# Directions for this task
Drop every picture. Then return, exactly, the lines from the beginning of the listing below through the one containing "const rightMax = 10;".

# Information supplied
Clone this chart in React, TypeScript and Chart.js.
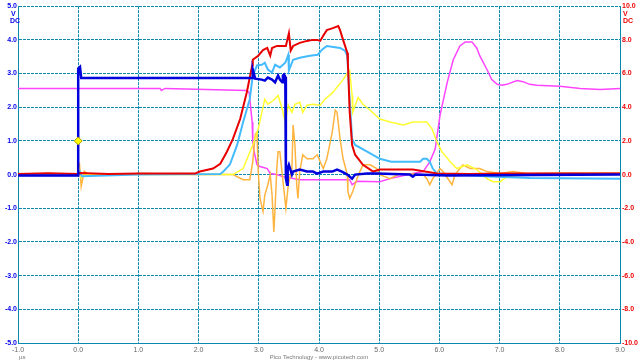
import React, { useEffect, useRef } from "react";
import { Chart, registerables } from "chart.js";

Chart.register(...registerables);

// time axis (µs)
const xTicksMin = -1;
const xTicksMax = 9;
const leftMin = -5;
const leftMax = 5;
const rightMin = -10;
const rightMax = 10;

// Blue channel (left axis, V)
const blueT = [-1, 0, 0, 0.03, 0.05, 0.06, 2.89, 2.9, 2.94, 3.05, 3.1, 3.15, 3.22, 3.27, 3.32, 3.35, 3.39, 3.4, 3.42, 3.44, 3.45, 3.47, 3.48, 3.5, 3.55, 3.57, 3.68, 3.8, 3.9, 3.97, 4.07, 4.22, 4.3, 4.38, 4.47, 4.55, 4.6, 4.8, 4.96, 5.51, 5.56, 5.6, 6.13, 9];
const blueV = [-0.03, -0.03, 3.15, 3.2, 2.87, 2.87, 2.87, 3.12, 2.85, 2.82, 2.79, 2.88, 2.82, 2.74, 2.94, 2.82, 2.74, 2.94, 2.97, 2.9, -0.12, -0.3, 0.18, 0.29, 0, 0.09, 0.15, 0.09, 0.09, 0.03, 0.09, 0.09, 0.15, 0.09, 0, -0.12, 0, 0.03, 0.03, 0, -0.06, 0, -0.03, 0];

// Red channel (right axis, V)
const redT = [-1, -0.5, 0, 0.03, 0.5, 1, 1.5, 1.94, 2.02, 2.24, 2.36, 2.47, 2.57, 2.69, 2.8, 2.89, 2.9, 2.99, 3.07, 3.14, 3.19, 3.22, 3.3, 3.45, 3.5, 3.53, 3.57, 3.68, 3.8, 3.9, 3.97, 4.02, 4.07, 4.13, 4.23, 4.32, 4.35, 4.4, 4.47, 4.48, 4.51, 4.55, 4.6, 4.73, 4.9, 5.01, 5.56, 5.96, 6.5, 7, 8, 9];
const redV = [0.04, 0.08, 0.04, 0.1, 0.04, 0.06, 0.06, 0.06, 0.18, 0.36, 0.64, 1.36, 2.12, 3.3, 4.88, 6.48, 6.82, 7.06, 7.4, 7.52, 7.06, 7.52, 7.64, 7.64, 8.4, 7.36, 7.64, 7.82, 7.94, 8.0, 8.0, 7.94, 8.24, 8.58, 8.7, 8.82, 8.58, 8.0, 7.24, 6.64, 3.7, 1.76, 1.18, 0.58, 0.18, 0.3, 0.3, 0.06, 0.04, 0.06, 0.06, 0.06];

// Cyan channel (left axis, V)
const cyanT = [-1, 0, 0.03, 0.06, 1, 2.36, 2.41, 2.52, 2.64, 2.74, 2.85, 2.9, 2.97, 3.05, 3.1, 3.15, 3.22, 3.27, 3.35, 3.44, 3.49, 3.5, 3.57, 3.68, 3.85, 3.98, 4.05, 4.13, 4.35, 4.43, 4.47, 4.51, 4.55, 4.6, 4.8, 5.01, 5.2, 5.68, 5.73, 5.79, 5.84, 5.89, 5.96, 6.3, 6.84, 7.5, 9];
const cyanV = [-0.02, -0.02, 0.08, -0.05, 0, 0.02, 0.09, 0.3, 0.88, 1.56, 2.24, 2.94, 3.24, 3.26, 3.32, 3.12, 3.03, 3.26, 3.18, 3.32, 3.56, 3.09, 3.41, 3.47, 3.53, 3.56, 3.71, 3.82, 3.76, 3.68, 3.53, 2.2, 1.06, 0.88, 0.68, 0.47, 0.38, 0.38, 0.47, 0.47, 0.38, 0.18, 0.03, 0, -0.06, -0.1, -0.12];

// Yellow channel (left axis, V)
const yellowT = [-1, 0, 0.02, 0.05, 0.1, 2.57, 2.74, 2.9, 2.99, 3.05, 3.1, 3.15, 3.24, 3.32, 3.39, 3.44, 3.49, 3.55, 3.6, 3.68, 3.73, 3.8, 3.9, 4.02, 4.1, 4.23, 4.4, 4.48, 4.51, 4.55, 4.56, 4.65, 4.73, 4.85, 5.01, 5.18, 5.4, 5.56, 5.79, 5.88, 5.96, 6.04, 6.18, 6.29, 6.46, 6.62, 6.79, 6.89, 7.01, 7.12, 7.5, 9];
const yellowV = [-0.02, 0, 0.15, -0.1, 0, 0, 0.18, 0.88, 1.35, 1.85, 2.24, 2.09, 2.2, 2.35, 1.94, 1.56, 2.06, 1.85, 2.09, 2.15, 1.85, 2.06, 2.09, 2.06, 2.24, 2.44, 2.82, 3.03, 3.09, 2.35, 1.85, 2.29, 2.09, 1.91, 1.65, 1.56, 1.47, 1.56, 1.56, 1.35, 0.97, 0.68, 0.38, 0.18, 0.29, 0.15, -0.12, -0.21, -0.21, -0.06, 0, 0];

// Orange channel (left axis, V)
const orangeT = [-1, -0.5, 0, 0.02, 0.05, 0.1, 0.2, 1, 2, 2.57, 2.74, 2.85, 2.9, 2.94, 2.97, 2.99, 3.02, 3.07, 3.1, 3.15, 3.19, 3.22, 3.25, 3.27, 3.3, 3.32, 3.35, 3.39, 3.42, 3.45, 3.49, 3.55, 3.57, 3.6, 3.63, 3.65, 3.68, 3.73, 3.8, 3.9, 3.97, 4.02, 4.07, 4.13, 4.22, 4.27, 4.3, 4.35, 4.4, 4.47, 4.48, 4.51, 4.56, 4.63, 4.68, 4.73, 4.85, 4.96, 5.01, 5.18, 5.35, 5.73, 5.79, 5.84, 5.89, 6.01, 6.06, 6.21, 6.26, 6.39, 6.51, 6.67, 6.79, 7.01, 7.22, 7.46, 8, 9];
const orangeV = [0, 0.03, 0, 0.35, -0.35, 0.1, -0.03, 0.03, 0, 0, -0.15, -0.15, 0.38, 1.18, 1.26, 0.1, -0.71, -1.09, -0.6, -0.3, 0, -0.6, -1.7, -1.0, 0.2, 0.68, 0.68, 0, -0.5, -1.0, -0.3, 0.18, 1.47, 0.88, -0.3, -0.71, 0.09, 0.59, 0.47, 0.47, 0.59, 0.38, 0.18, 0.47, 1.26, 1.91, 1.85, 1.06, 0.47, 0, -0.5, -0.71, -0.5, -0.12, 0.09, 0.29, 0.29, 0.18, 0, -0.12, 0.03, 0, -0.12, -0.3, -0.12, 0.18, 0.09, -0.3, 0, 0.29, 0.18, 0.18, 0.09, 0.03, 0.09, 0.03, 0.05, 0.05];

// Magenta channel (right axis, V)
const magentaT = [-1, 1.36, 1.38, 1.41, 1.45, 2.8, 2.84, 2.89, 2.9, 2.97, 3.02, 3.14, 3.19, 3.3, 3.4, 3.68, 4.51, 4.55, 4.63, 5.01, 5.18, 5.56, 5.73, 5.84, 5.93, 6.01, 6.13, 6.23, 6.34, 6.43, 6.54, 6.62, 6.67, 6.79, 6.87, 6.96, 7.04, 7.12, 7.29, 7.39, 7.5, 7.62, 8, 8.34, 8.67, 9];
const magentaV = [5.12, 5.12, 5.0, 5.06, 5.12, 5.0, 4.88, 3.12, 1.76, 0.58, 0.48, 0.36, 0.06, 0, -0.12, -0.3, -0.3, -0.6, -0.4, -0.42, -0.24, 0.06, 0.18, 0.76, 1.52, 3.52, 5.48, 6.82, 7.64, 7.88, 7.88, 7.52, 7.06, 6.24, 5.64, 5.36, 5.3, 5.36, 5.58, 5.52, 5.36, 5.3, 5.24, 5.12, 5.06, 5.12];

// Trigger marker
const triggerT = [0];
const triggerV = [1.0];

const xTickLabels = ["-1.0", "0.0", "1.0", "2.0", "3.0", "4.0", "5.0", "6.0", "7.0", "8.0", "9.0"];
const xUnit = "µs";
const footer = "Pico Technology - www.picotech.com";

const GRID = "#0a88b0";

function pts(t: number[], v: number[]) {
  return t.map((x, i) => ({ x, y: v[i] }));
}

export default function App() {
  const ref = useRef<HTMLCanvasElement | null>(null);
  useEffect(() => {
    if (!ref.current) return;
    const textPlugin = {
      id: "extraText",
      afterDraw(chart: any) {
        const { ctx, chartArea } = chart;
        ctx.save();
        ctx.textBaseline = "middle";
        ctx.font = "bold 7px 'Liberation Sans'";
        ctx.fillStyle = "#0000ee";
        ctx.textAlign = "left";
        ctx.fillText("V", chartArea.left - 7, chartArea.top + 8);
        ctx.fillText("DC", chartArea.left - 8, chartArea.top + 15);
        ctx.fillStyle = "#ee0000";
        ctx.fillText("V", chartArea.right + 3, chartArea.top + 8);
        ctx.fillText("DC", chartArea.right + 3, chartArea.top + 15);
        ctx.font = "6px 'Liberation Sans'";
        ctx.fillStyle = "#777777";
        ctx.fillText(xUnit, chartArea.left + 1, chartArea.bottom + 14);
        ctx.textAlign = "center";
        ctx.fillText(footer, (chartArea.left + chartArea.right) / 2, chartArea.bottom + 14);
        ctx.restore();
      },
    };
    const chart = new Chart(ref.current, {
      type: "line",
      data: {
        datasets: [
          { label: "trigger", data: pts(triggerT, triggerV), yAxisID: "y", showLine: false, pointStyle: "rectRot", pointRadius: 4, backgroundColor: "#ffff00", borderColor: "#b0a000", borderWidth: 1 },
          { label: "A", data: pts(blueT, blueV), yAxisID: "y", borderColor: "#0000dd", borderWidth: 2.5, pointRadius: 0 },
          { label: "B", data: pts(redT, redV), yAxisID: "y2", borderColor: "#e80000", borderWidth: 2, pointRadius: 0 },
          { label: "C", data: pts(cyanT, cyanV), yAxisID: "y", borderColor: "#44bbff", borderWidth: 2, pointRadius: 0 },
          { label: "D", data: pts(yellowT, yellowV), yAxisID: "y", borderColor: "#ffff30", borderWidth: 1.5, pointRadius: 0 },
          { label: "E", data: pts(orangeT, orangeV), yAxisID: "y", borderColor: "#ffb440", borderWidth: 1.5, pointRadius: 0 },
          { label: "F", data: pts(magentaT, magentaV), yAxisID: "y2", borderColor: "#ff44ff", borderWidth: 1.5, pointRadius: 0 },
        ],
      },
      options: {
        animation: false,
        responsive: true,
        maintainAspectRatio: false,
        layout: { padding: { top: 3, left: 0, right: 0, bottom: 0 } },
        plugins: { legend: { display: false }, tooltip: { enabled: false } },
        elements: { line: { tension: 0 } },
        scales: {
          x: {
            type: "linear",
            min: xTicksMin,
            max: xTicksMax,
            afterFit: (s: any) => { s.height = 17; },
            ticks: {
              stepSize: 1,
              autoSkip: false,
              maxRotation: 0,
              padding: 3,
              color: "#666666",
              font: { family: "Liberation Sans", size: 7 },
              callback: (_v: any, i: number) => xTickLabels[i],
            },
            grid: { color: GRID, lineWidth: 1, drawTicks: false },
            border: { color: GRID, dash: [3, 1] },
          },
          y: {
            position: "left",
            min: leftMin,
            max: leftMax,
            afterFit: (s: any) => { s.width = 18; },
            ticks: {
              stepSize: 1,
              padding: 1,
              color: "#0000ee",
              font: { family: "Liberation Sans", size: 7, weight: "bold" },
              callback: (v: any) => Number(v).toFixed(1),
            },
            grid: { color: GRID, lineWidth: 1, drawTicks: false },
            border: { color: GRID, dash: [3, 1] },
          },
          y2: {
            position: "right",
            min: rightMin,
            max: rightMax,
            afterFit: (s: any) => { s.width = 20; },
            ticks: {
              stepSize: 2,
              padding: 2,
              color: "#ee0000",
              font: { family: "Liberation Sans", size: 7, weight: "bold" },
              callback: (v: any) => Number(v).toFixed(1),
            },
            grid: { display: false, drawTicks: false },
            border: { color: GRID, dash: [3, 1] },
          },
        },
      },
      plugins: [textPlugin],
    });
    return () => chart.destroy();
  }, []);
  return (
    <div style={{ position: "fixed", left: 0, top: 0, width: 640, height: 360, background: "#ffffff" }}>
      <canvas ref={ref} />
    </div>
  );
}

# Full response
Clone this chart in React, TypeScript and Chart.js.
import React, { useEffect, useRef } from "react";
import { Chart, registerables } from "chart.js";

Chart.register(...registerables);

// time axis (µs)
const xTicksMin = -1;
const xTicksMax = 9;
const leftMin = -5;
const leftMax = 5;
const rightMin = -10;
const rightMax = 10;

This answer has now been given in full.